= Velukkudi Krishnan =

Hindu religious scholar

Velukkudi Krishnan (born on 16 Aug 1963), sometimes rendered U. V. Velukkudi Krishnan Swamigal, is a Hindu Sri Vaishnava religious scholar.

== Biography ==
Krishnan was born in the village of Velukkudi in present-day Thiruvarur district. His preceptor is Sholinghur Sri Doddacharyan Swamigal from the lineage of the acharya associated with the Doddacharyar Sevai in the Kanchipuram Varadaraja Swami Garuda sevai. He delivers lectures in person, distributes them on compact disc and MP3, and broadcasts them on TV channels of Vijay TV, Sri Venkateswara Bhakthi Channel 2 Tamil (SVBC 2 Tamil) and Podhigai TV. His program called 'guru parampara' in svbc 2 Tamil, broadcast across Tamil Nadu. He operates the Kinchitkaram Trust, which translates, publishes, and distributes religious materials, conducts classes, and locates and maintains temples and other religious and historic sites. He is known for his meticulous and chaste rendering of the Vedas, the Upanishads, Naalayira Divya Prabandham, and the Puranas, frequently including human perspectives in his upanyasams.
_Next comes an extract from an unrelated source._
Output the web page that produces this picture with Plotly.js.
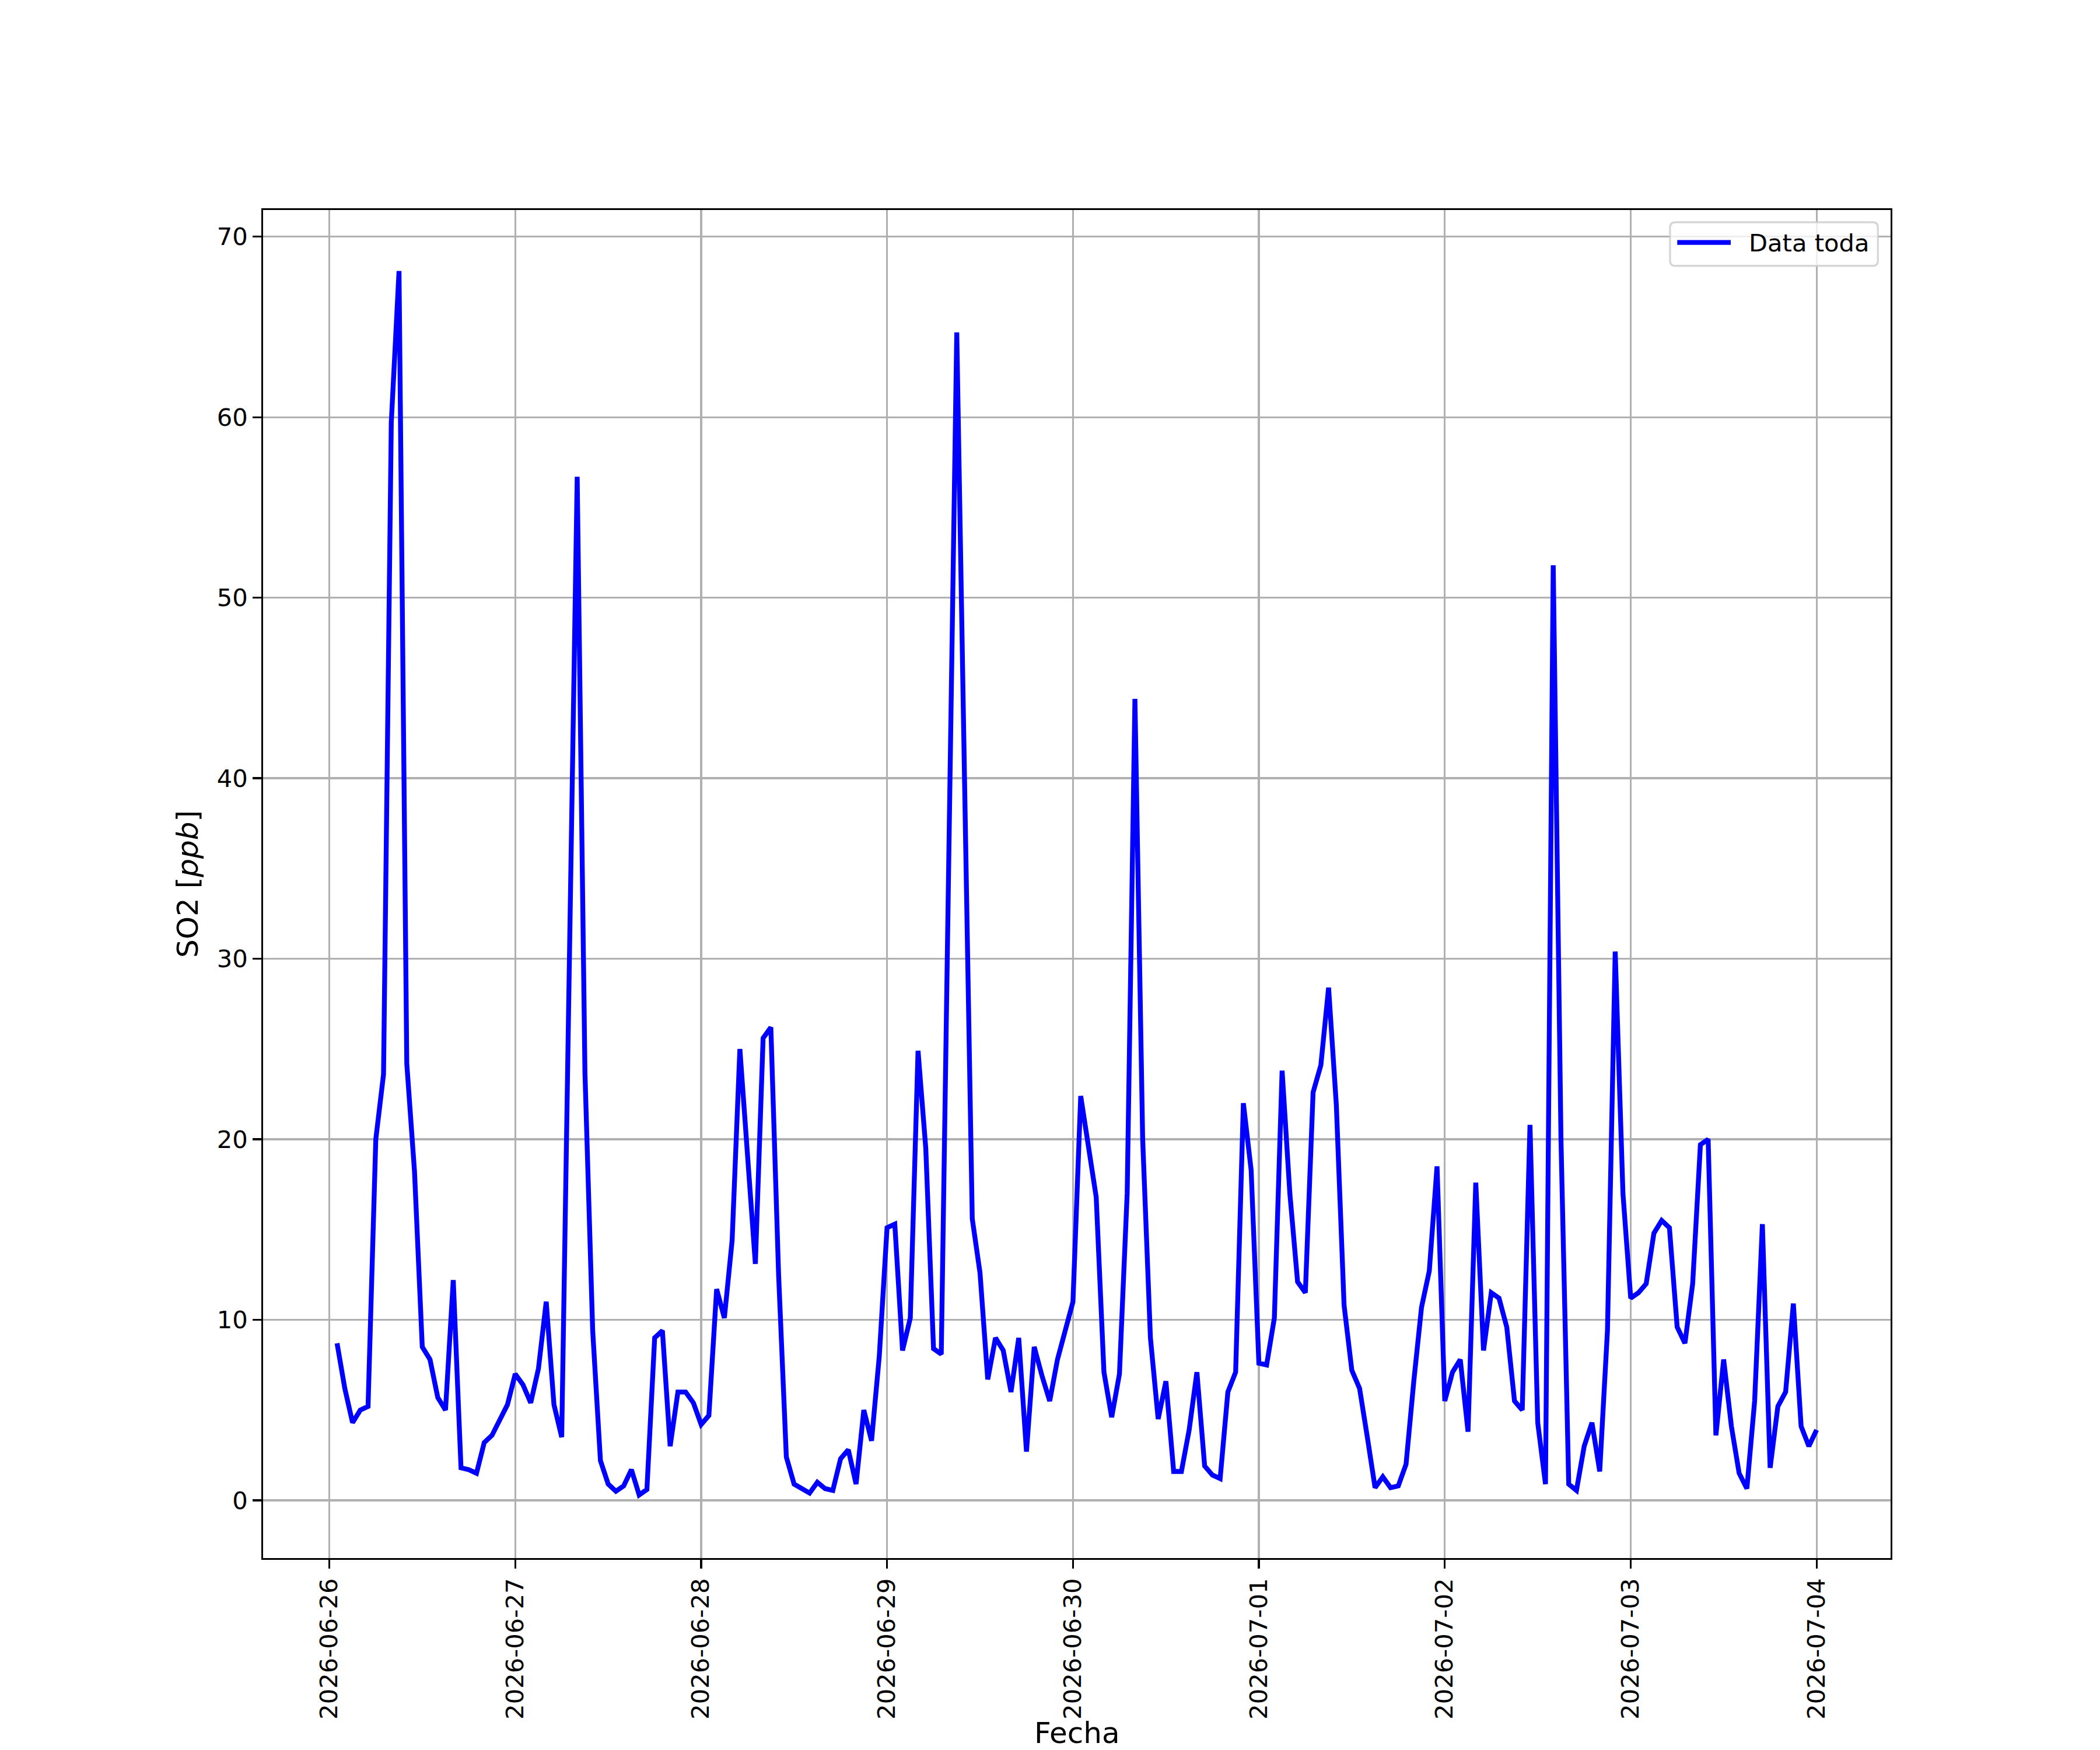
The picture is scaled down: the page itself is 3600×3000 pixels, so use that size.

Krishnan's father, Velukkudi Varadachariar, was also noted as a Vedic scholar. Krishnan was given both a religious and latest education, after which he went to work as a chartered accountant. After his father's death in 1991, the 28-year-old Krishnan began delivering lectures. Finding that his accounting career conflicted with his religious life, he left his job in 1996 to devote himself full-time to religious work.

Krishnan speaks Sanskrit, Tamil, and English, and lectures and distributes recordings in both of the latter languages. He has lectured in a number of foreign countries, including the United States, Canada, the UK, Singapore, UAE, Bahrain, Australia, and Oman. He lives in the temple city of Srirangam in Tamil Nadu.